A couple minor corrections:

  1. Britain only dropped 11 days, not 17, when it changed to New Style. In fact the difference between Julian and Gregorian is 13 days right now and will be until the end of the century.

  2. Columbus only made 4 trips to the New World, not 5. The eclipse bit happened on the 4th voyage. I thought it happened in Cuba, not Jamaica, but could be wrong about that.

Darn, I came in to post this. Actually, things line up like this only for the past, and next, million years or so…so, the coincidence is that a sentient species (humans) evolved right at the same time. Yet there is no connection!

Or is there…?:eek:

Dale Brown who writes fiction usually focused on the US Air Force also wrote something similar in one of his books around the same time.
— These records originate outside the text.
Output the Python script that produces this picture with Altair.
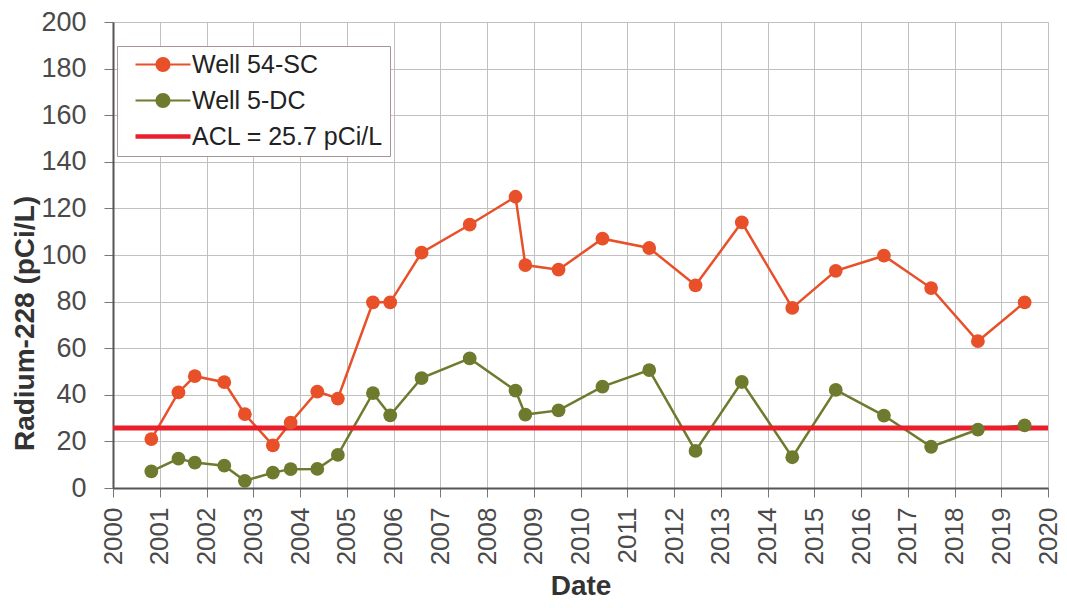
import altair as alt
import pandas as pd

years_54 = [2000.82, 2001.40, 2001.75, 2002.38, 2002.82, 2003.42, 2003.80, 2004.37, 2004.81,
            2005.56, 2005.93, 2006.60, 2007.63, 2008.61, 2008.82, 2009.53, 2010.47, 2011.47,
            2012.46, 2013.45, 2014.53, 2015.46, 2016.49, 2017.50, 2018.50, 2019.50]
well_54 = [21, 41, 48, 45.4, 31.7, 18.3, 28.1, 41.4, 38.4, 79.7, 79.7, 101, 113, 125, 95.7, 93.7,
           107, 103, 87, 114, 77.3, 93.2, 99.7, 85.8, 63, 79.7]
well_5 = [7.1, 12.6, 10.9, 9.6, 3.1, 6.6, 8.1, 8.2, 14.2, 40.7, 31.2, 47.2, 55.6, 41.8, 31.5, 33.3,
          43.5, 50.6, 15.9, 45.5, 13.2, 42.1, 31.1, 17.7, 25.1, 26.9]
acl_value = 25.7

series_names = ["Well 54-SC", "Well 5-DC", "ACL = 25.7 pCi/L"]
series_colors = ["#e8502a", "#6e7b2e", "#ea1f2c"]
year_ticks = list(range(2000, 2021))
y_ticks = list(range(0, 201, 20))

rows = []
for yr, v in zip(years_54, well_54):
    rows.append({"year": yr, "value": v, "series": series_names[0]})
for yr, v in zip(years_54, well_5):
    rows.append({"year": yr, "value": v, "series": series_names[1]})
df = pd.DataFrame(rows)
acl_df = pd.DataFrame({"value": [acl_value], "series": [series_names[2]]})

FONT = "Liberation Sans"

# legend glyphs (unit = 11 px): a line with a dot, and a thick line
line_sym = ("M0,-0.09H5V0.09H0Z "
            "M3.18,0A0.68,0.68 0 1,1 1.82,0A0.68,0.68 0 1,1 3.18,0Z")
acl_sym = "M0,-0.21H5V0.21H0Z"

legend = alt.Legend(
    title=None, orient="none", legendX=4, legendY=24,
    labelFont=FONT, labelFontSize=25, labelColor="#222222", labelLimit=400,
    symbolSize=484, symbolStrokeWidth=0, symbolOffset=0, labelOffset=44,
    fillColor="white", strokeColor="#a89494", padding=6, rowPadding=10,
)

color = alt.Color("series:N", scale=alt.Scale(domain=series_names, range=series_colors),
                  legend=legend)
shape = alt.Shape("series:N", scale=alt.Scale(domain=series_names,
                                               range=[line_sym, line_sym, acl_sym]),
                  legend=legend)

x = alt.X("year:Q", title="Date", scale=alt.Scale(domain=[2000, 2020], nice=False),
          axis=alt.Axis(values=year_ticks, format="d", labelAngle=270, labelFontSize=26,
                        labelFont=FONT, labelColor="#4a4a4a", labelPadding=10, tickSize=9,
                        titleFont=FONT, titleFontSize=28, titleFontWeight="bold",
                        titleColor="#333333", titlePadding=8,
                        domainColor="#555555", domainWidth=2, tickColor="#777777",
                        gridColor="#c0c0c0"))
y = alt.Y("value:Q", title="Radium-228 (pCi/L)", scale=alt.Scale(domain=[0, 200], nice=False),
          axis=alt.Axis(values=y_ticks, labelFontSize=27, labelFont=FONT, labelColor="#4a4a4a",
                        labelPadding=18, tickSize=9,
                        titleFont=FONT, titleFontSize=28, titleFontWeight="bold",
                        titleColor="#333333", titleX=-80, titleY=301,
                        titleAlign="center", titleBaseline="alphabetic", titleAngle=270,
                        domainColor="#555555", domainWidth=2, tickColor="#777777",
                        gridColor="#c0c0c0"))

lines = alt.Chart(df).mark_line(strokeWidth=2.5).encode(x=x, y=y, color=color, detail="series:N")
points = alt.Chart(df).mark_point(filled=True, size=190, opacity=1).encode(x=x, y=y, color=color)
rule = alt.Chart(acl_df).mark_rule(strokeWidth=5).encode(
    y=alt.Y("value:Q", scale=alt.Scale(domain=[0, 200], nice=False)), color=color)
dummy = alt.Chart(df).mark_point(filled=True, opacity=1).encode(
    x=x, y=y, color=color, shape=shape).transform_filter("datum.value < -1000")

chart = alt.layer(lines, rule, points, dummy).properties(
    width=935, height=466,
    autosize=alt.AutoSizeParams(type="none"),
    padding={"left": 105, "top": 14, "right": 11, "bottom": 112},
).configure_view(stroke="#666666", strokeWidth=2).configure(background="white")

chart.save("out.html", embed_options={"renderer": "svg", "actions": False})
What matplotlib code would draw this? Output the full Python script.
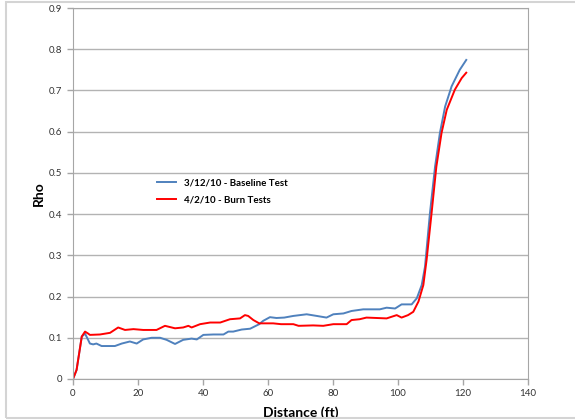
import matplotlib
matplotlib.use("Agg")
import matplotlib.pyplot as plt
from matplotlib.patches import Rectangle

plt.rcParams['font.family'] = ['Lato', 'DejaVu Sans']

# baseline run 3/12/10
base_x = [0, 1.1, 2.7, 3.7, 4.4, 5.2, 6.2, 7.2, 8.8, 11.4, 12.9, 15, 17.5, 19.6,
          21.6, 24.2, 26.8, 28.8, 31.4, 33.9, 36.5, 38.1, 40.1, 43.2, 46.3, 47.8,
          49.3, 51.9, 54.5, 57.3, 58.5, 60.6, 62.6, 65.0, 67.8, 71.9, 75, 78, 80.1,
          83.2, 85.7, 89.3, 94.4, 96.5, 99.1, 101.1, 104.2, 105.8, 107.3, 108.3,
          109.8, 111.4, 112.9, 114.5, 116.5, 119, 121]
base_y = [0, 0.022, 0.103, 0.110, 0.099, 0.086, 0.084, 0.086, 0.080, 0.080, 0.080,
          0.086, 0.091, 0.086, 0.096, 0.100, 0.100, 0.095, 0.085, 0.095, 0.098,
          0.096, 0.107, 0.108, 0.108, 0.115, 0.115, 0.120, 0.122, 0.133, 0.141,
          0.150, 0.148, 0.149, 0.153, 0.157, 0.153, 0.149, 0.157, 0.159, 0.165,
          0.169, 0.169, 0.173, 0.171, 0.181, 0.181, 0.196, 0.228, 0.272, 0.400,
          0.515, 0.597, 0.661, 0.710, 0.750, 0.774]

# burn run 4/2/10
burn_x = [0, 1.1, 2.7, 3.7, 4.7, 5.2, 8.3, 11.4, 13.9, 16, 18.6, 21.6, 25.7, 28.3,
          31.4, 33.9, 35.5, 36.5, 39.1, 42.2, 45.3, 48.3, 51.4, 52.9, 53.9, 55.5,
          57.3, 61.6, 64.0, 67.8, 69.4, 73.9, 77, 80.1, 84.2, 85.7, 88.2, 90.3,
          96.5, 99.6, 101.1, 103.1, 104.7, 106.3, 107.8, 108.8, 110.3, 111.8,
          113.4, 115, 117.5, 119.6, 121]
burn_y = [0, 0.022, 0.103, 0.115, 0.110, 0.107, 0.108, 0.112, 0.125, 0.119, 0.121,
          0.119, 0.119, 0.129, 0.123, 0.125, 0.129, 0.125, 0.133, 0.137, 0.137,
          0.145, 0.147, 0.155, 0.153, 0.143, 0.135, 0.135, 0.133, 0.133, 0.129,
          0.130, 0.129, 0.133, 0.133, 0.143, 0.145, 0.149, 0.147, 0.155, 0.149,
          0.155, 0.163, 0.188, 0.228, 0.289, 0.400, 0.515, 0.597, 0.653, 0.702,
          0.730, 0.743]

fig = plt.figure(figsize=(5.75, 4.2), dpi=100)
fig.patches.append(Rectangle((6 / 575, 2 / 420), 1.0, 416 / 420, transform=fig.transFigure,
                             fill=False, edgecolor='#d4d4d4', lw=1.5, zorder=0))
ax = fig.add_axes([73 / 575, 41 / 420, 455 / 575, 371 / 420])

ax.plot(base_x, base_y, color='#4F81BD', lw=1.4, label='3/12/10 - Baseline Test')
ax.plot(burn_x, burn_y, color='#FF0000', lw=1.4, label='4/2/10 - Burn Tests')

ax.set_xlim(0, 140)
ax.set_ylim(0, 0.9)
ax.set_xticks(range(0, 141, 20))
ax.set_yticks([i / 10 for i in range(10)])
ax.set_yticklabels(['0'] + ['0.%d' % i for i in range(1, 10)])
ax.yaxis.grid(True, color='#b3b3b3', lw=1)
ax.set_axisbelow(True)
for s in ax.spines.values():
    s.set_color('#a6a6a6')
ax.tick_params(colors='#a6a6a6', labelcolor='#333333', labelsize=7, length=4, width=1)

ax.set_xlabel('Distance (ft)', fontsize=10, fontweight='bold')
ax.set_ylabel('Rho', fontsize=10, fontweight='bold')
ax.xaxis.set_label_coords(0.5, -0.075)
ax.yaxis.set_label_coords(-0.062, 0.5)

ax.legend(loc='upper left', bbox_to_anchor=(0.165, 0.565), frameon=False,
          handlelength=2.0, labelspacing=0.9, prop={'weight': 'bold', 'size': 7})

fig.savefig('out.png', dpi=100)
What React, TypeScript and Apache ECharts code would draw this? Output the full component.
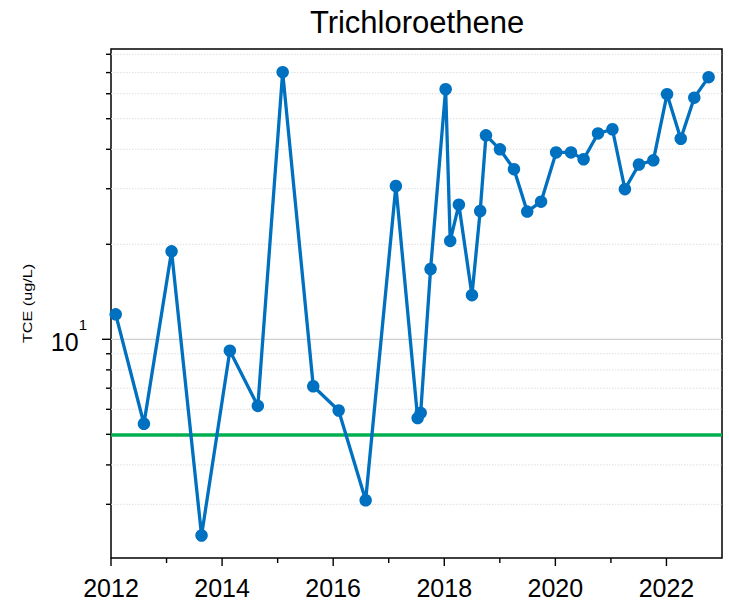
import React, { useEffect, useRef } from "react";
import * as echarts from "echarts";

// ---- data ----
const sampleDates = [
  "2012-02-01", "2012-08-05", "2013-02-03", "2013-08-19", "2014-02-21", "2014-08-24",
  "2015-02-03", "2015-08-23", "2016-02-06", "2016-08-02", "2017-02-17", "2017-07-10",
  "2017-07-30", "2017-10-03", "2018-01-10", "2018-02-09", "2018-04-07", "2018-07-02",
  "2018-08-25", "2018-10-02", "2019-01-02", "2019-04-04", "2019-06-30", "2019-09-29",
  "2020-01-06", "2020-04-13", "2020-07-05", "2020-10-08", "2021-01-11", "2021-04-03",
  "2021-07-04", "2021-10-07", "2022-01-05", "2022-04-05", "2022-07-03", "2022-10-05",
];
const tceValues = [
  12.0, 5.4, 19.0, 2.39, 9.2, 6.15,
  70.2, 7.1, 5.95, 3.09, 30.6, 5.63,
  5.85, 16.7, 62.0, 20.5, 26.7, 13.8,
  25.5, 44.3, 40.0, 34.6, 25.4, 27.3,
  39.1, 39.1, 37.2, 44.9, 46.3, 29.9,
  35.8, 36.9, 59.8, 43.2, 58.3, 67.7,
];
const mclValue = 5;
const yMajorTicks = [10];
const yMinorTicks = [3, 4, 5, 6, 7, 8, 9, 20, 30, 40, 50, 60, 70, 80];
const xTickYears = [2012, 2013, 2014, 2015, 2016, 2017, 2018, 2019, 2020, 2021, 2022];
const xMin = 2012;
const xMax = 2023;
const yMin = 2.028;
const yMax = 83.15;
const titleText = "Trichloroethene";
const yAxisName = "TCE (ug/L)";

const FONT = "'Liberation Sans', Arial, Helvetica, sans-serif";

function toDecimalYear(s: string): number {
  const [y, m, d] = s.split("-").map(Number);
  const start = Date.UTC(y, 0, 1);
  const end = Date.UTC(y + 1, 0, 1);
  return y + (Date.UTC(y, m - 1, d) - start) / (end - start);
}

export default function App() {
  const ref = useRef<HTMLDivElement>(null);

  useEffect(() => {
    if (!ref.current) return;
    const chart = echarts.init(ref.current, undefined, { renderer: "svg" });

    const lineData = sampleDates.map((d, i) => [toDecimalYear(d), tceValues[i]]);
    const yGridData = [
      ...yMinorTicks.map((v) => [xMin, v, 0]),
      ...yMajorTicks.map((v) => [xMin, v, 1]),
    ];
    const xTickData = xTickYears.map((yr) => [yr, 10]);

    chart.setOption({
      animation: false,
      backgroundColor: "#ffffff",
      textStyle: { fontFamily: FONT },
      title: {
        text: titleText,
        left: 417,
        top: 7,
        padding: 0,
        textAlign: "center",
        textStyle: {
          fontFamily: FONT,
          fontSize: 31,
          fontWeight: "normal",
          color: "#000",
          lineHeight: 31,
        },
      },
      grid: {
        left: 111,
        right: 7,
        top: 49,
        bottom: 43,
        show: true,
        borderColor: "#000",
        borderWidth: 1.5,
        backgroundColor: "transparent",
      },
      xAxis: {
        type: "value",
        min: xMin,
        max: xMax,
        interval: 2,
        axisLine: { show: false },
        axisTick: { show: false },
        splitLine: { show: false },
        axisLabel: {
          margin: 17,
          fontSize: 25,
          color: "#000",
          fontFamily: FONT,
          lineHeight: 25,
          showMaxLabel: false,
          formatter: (v: number) => (Math.round(v) % 2 === 0 && Math.abs(v - Math.round(v)) < 1e-6 && v < xMax ? String(Math.round(v)) : ""),
        },
      },
      yAxis: {
        type: "log",
        logBase: 10,
        min: yMin,
        max: yMax,
        axisLine: { show: false },
        axisTick: { show: false },
        splitLine: { show: false },
        minorTick: { show: false },
        axisLabel: {
          margin: 24,
          fontSize: 25,
          color: "#000",
          fontFamily: FONT,
          formatter: (v: number) => {
            const e = Math.log10(v);
            if (Math.abs(e - Math.round(e)) < 1e-6) {
              return "{b|10}{s|" + Math.round(e) + "}";
            }
            return "";
          },
          rich: {
            b: {
              fontSize: 25,
              height: 25,
              lineHeight: 44,
              padding: [0, 0, 7, 0],
              verticalAlign: "bottom",
              fontFamily: FONT,
              color: "#000",
            },
            s: {
              fontSize: 15,
              height: 15,
              lineHeight: 15,
              verticalAlign: "top",
              fontFamily: FONT,
              color: "#000",
            },
          },
        },
      },
      graphic: [
        {
          type: "text",
          x: 27.5,
          y: 303.5,
          rotation: Math.PI / 2,
          scaleX: 1.35,
          style: {
            text: yAxisName,
            fontSize: 12,
            fontFamily: FONT,
            fill: "#000",
            align: "center",
            verticalAlign: "middle",
            textAlign: "center",
            textVerticalAlign: "middle",
          },
        },
      ],
      series: [
        {
          type: "custom",
          name: "ygrid",
          z: 1,
          clip: false,
          silent: true,
          encode: { x: 0, y: 1 },
          data: yGridData,
          renderItem: (params: any, api: any) => {
            const v = api.value(1);
            const major = api.value(2) === 1;
            const p = api.coord([xMin, v]);
            const cs = params.coordSys;
            return {
              type: "group",
              children: [
                {
                  type: "line",
                  shape: { x1: cs.x, y1: p[1], x2: cs.x + cs.width, y2: p[1] },
                  style: major
                    ? { stroke: "#cfcfcf", lineWidth: 1.2 }
                    : { stroke: "#dedede", lineWidth: 1, lineDash: [1.5, 1.5] },
                },
                {
                  type: "line",
                  shape: { x1: cs.x - (major ? 9 : 5), y1: p[1], x2: cs.x, y2: p[1] },
                  style: { stroke: "#000", lineWidth: 1.4 },
                },
              ],
            };
          },
        },
        {
          type: "custom",
          name: "xticks",
          z: 1,
          clip: false,
          silent: true,
          encode: { x: 0, y: 1 },
          data: xTickData,
          renderItem: (params: any, api: any) => {
            const yr = api.value(0);
            const p = api.coord([yr, 10]);
            const cs = params.coordSys;
            const bottom = cs.y + cs.height;
            const len = Math.round(yr) % 2 === 0 ? 8 : 5;
            return {
              type: "line",
              shape: { x1: p[0], y1: bottom, x2: p[0], y2: bottom + len },
              style: { stroke: "#000", lineWidth: 1.4 },
            };
          },
        },
        {
          type: "line",
          name: "TCE",
          z: 3,
          data: lineData,
          symbol: "circle",
          symbolSize: 12.5,
          itemStyle: { color: "#0070C0" },
          lineStyle: { color: "#0070C0", width: 3.3 },
          markLine: {
            silent: true,
            symbol: ["none", "none"],
            label: { show: false },
            lineStyle: { color: "#00B050", width: 3.6, type: "solid" },
            data: [{ yAxis: mclValue }],
            z: 2,
          },
        },
      ],
    });

    return () => {
      chart.dispose();
    };
  }, []);

  return (
    <div
      ref={ref}
      style={{ position: "absolute", left: 0, top: 0, width: 729, height: 601 }}
    />
  );
}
  1. It’s been over 80 years and the geniuses at Similac/Enfamil still haven’t come up with something that doctors can agree is a suitable replacement for breast milk.

  2. A contractor and a customer can agree on a price to build a huge building before the work is done. A mechanic can give you a very close estimate for the cost of repairs before the work is done. Yet somehow a firm fixed price or even a close estimate can’t be given with major surgeries and other health care related expenses?

  3. You’re telling me that there’s not some kind of market for doctors that are on time for their appointments with their patients? The patient is the customer, right? Wouldn’t being on time for appointments be one of the most basic ways to keep customers happy and get them to recommend doctors to others?

That depends on what your defintion of the word “there’s” is.

When I spoke of “Australia” I was referring to the greater Indo-Australian Archipelago, of course, which as everyone knows, includes New Guinea.

Yeah.

Or I was reading the Wiki article on my phone and it said:

The Titanic is one of the best ones, IMO. And there’s more: the Titanic had two sister ships, one which sank and the other almost sank. One woman was on all three ships and survived all three disasters: Violet Jessop

“This is the War to End All Wars”

  • and people at least acted like they believed it.

The Doomsday Device - a weapon so horrible that no sane person would EVER use it.

Name a weapon which has not been used (yes, fusion v fission may be different - but only the stuff being vaporized will notice the difference).

Nice thought. Didn’t Alfred Nobel NOT foresee the military use of dynamite? His guilt caused him to create the Peace Prize.

Here’s another one:

In WW I Germany used the Von Schleiffen plan to almost win the war in the first month. The Germans invade France not along the French-German border but through the Low Countries.

After WW I what do the French do? They build the Maginot Line, a series of fortifications along the French-German border. When the Nazis invade France, what do they do? They invade through the Low Countries, this time with wild success.

In the wake of the “Bullygate” noise, I thought it really unoriginal that of course the most infamous NFL player, esp. among those who wouldn’t otherwise hear anything about football, is Richie Incognito.

I mean, honestly, that isn’t any better than everyone in Avatar fighting over Unobtanium.